- Exercise -
Write out the listing beneath this instruction in its entirety, exactly as it reads.

........

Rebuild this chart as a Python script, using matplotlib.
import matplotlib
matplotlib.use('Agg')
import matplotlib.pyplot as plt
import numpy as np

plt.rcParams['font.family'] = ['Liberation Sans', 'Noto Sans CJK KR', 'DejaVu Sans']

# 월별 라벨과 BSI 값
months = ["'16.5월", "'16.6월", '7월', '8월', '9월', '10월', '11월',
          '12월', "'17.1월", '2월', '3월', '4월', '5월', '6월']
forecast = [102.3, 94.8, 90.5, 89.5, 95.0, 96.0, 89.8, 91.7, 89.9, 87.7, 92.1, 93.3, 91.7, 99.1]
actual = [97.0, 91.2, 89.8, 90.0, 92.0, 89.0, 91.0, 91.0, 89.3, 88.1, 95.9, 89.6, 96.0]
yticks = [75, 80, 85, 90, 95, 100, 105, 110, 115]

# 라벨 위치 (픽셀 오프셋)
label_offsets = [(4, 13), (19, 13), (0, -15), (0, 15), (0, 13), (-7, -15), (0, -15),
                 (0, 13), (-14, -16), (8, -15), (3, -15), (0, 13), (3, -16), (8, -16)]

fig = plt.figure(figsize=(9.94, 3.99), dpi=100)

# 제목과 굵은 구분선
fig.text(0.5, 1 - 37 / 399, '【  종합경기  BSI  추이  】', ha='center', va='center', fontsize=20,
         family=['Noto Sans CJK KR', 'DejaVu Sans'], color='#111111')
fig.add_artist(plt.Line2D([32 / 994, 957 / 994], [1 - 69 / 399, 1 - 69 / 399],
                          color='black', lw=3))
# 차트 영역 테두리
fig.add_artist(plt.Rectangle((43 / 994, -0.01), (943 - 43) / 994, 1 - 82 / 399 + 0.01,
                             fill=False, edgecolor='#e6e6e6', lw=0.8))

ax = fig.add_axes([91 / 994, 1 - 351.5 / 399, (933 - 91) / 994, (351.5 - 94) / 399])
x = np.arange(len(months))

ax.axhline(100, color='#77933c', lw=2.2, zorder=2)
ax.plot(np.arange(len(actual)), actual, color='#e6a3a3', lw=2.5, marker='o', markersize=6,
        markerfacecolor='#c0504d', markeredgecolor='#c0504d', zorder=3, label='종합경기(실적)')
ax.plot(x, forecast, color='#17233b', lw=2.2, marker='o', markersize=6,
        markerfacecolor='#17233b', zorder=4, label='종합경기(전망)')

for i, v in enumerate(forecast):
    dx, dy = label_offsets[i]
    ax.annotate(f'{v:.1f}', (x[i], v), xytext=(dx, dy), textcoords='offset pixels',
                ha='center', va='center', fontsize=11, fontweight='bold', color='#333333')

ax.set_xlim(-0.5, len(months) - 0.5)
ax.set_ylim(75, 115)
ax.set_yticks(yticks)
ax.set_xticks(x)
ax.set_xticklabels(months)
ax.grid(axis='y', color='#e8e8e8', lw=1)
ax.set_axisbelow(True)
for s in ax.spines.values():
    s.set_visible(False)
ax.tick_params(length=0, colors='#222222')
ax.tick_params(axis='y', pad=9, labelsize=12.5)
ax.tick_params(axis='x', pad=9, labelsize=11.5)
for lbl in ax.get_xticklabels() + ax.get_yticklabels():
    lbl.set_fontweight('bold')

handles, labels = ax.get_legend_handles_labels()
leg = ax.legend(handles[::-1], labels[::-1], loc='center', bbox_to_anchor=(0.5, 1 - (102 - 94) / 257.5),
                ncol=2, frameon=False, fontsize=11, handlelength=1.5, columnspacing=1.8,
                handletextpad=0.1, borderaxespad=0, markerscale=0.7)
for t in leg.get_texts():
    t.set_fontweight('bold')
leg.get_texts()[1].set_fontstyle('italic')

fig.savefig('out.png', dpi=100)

........

- Solution for this problem -
Rebuild this chart as a Python script, using matplotlib.
import matplotlib
matplotlib.use('Agg')
import matplotlib.pyplot as plt
import numpy as np

plt.rcParams['font.family'] = ['Liberation Sans', 'Noto Sans CJK KR', 'DejaVu Sans']

# 월별 라벨과 BSI 값
months = ["'16.5월", "'16.6월", '7월', '8월', '9월', '10월', '11월',
          '12월', "'17.1월", '2월', '3월', '4월', '5월', '6월']
forecast = [102.3, 94.8, 90.5, 89.5, 95.0, 96.0, 89.8, 91.7, 89.9, 87.7, 92.1, 93.3, 91.7, 99.1]
actual = [97.0, 91.2, 89.8, 90.0, 92.0, 89.0, 91.0, 91.0, 89.3, 88.1, 95.9, 89.6, 96.0]
yticks = [75, 80, 85, 90, 95, 100, 105, 110, 115]

# 라벨 위치 (픽셀 오프셋)
label_offsets = [(4, 13), (19, 13), (0, -15), (0, 15), (0, 13), (-7, -15), (0, -15),
                 (0, 13), (-14, -16), (8, -15), (3, -15), (0, 13), (3, -16), (8, -16)]

fig = plt.figure(figsize=(9.94, 3.99), dpi=100)

# 제목과 굵은 구분선
fig.text(0.5, 1 - 37 / 399, '【  종합경기  BSI  추이  】', ha='center', va='center', fontsize=20,
         family=['Noto Sans CJK KR', 'DejaVu Sans'], color='#111111')
fig.add_artist(plt.Line2D([32 / 994, 957 / 994], [1 - 69 / 399, 1 - 69 / 399],
                          color='black', lw=3))
# 차트 영역 테두리
fig.add_artist(plt.Rectangle((43 / 994, -0.01), (943 - 43) / 994, 1 - 82 / 399 + 0.01,
                             fill=False, edgecolor='#e6e6e6', lw=0.8))

ax = fig.add_axes([91 / 994, 1 - 351.5 / 399, (933 - 91) / 994, (351.5 - 94) / 399])
x = np.arange(len(months))

ax.axhline(100, color='#77933c', lw=2.2, zorder=2)
ax.plot(np.arange(len(actual)), actual, color='#e6a3a3', lw=2.5, marker='o', markersize=6,
        markerfacecolor='#c0504d', markeredgecolor='#c0504d', zorder=3, label='종합경기(실적)')
ax.plot(x, forecast, color='#17233b', lw=2.2, marker='o', markersize=6,
        markerfacecolor='#17233b', zorder=4, label='종합경기(전망)')

for i, v in enumerate(forecast):
    dx, dy = label_offsets[i]
    ax.annotate(f'{v:.1f}', (x[i], v), xytext=(dx, dy), textcoords='offset pixels',
                ha='center', va='center', fontsize=11, fontweight='bold', color='#333333')

ax.set_xlim(-0.5, len(months) - 0.5)
ax.set_ylim(75, 115)
ax.set_yticks(yticks)
ax.set_xticks(x)
ax.set_xticklabels(months)
ax.grid(axis='y', color='#e8e8e8', lw=1)
ax.set_axisbelow(True)
for s in ax.spines.values():
    s.set_visible(False)
ax.tick_params(length=0, colors='#222222')
ax.tick_params(axis='y', pad=9, labelsize=12.5)
ax.tick_params(axis='x', pad=9, labelsize=11.5)
for lbl in ax.get_xticklabels() + ax.get_yticklabels():
    lbl.set_fontweight('bold')

handles, labels = ax.get_legend_handles_labels()
leg = ax.legend(handles[::-1], labels[::-1], loc='center', bbox_to_anchor=(0.5, 1 - (102 - 94) / 257.5),
                ncol=2, frameon=False, fontsize=11, handlelength=1.5, columnspacing=1.8,
                handletextpad=0.1, borderaxespad=0, markerscale=0.7)
for t in leg.get_texts():
    t.set_fontweight('bold')
leg.get_texts()[1].set_fontstyle('italic')

fig.savefig('out.png', dpi=100)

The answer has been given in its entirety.